My graduation project Hamsa Hamsa Hamsa has been nominated for the Steenbergen Stipendium 2021 and has won the public prize! Since 1998, the Steenbergen Stipendium has been the leading award in the Netherlands for young, talented photographers, and has been accompanied since its first edition with an exhibition featuring the nominated works in the Nederlands Fotomuseum.
From 4 December 2021, the Nederlands Fotomuseum, together with the Steenbergen Foundation, proudly presents the 24th edition of the Steenbergen Stipendium, the country’s leading award for the best final exam photography exhibitions by Dutch art academy students.
The jury members, Merel Bem, Juul Hondius, and Henk Wildschut, selected five photographic final exam exhibitions for the 2021 Steenbergen Stipendium. The winner of the jury prize receives an incentive prize of €5,000 from the Steenbergen Foundation to support the young photographer in their future development. Visitors to the exhibition may also cast their vote for one of the nominees for the public award. On 16 December 2021, the jury announced the winners at the Nederlands Fotomuseum. A jury report will also be published containing a critical review on the quality of the graduation exhibitions at each art academy visited.

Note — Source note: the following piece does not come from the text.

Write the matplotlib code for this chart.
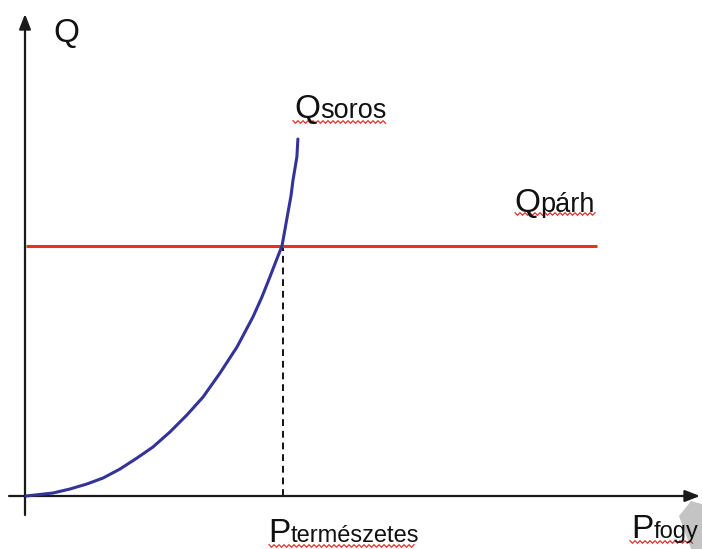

“From the moment you are drawn into the world of Julia Gat and her brothers and sisters as a spectator, you’re hooked. Gat presents a family life that – from a distance at least – seems wonderfully free and untroubled, evoking both feelings of tenderness and slight envy. Gat has been documenting her immediate surroundings since she was ten years old; she felt that she wanted to capture and immortalise the happiness she associated with that time. That led to a gold mine of images.
Through beautiful photographs, a book and a film made from a patchwork of home videos, Gat brings an ode to her childhood. Parents, grown-ups – their role is insignificant, except perhaps as the invisible forces that gave the playfulness and experimental behaviour of their children room to flourish. The first image in the book emphatically portrays them as a blurry image. Nonetheless, Gat’s dedication in her publication is explicitly addressed to them, which leads us to suspect that their role may have been greater than we think. Set against a background of sunny, exotic locations, we see a life that is marked by the uncomplicated multicultural identity and the appealing, Bohemian-like lifestyle of the ‘characters’. Together, they form an idyllic miniature society, removed from the big, bad, outside world.”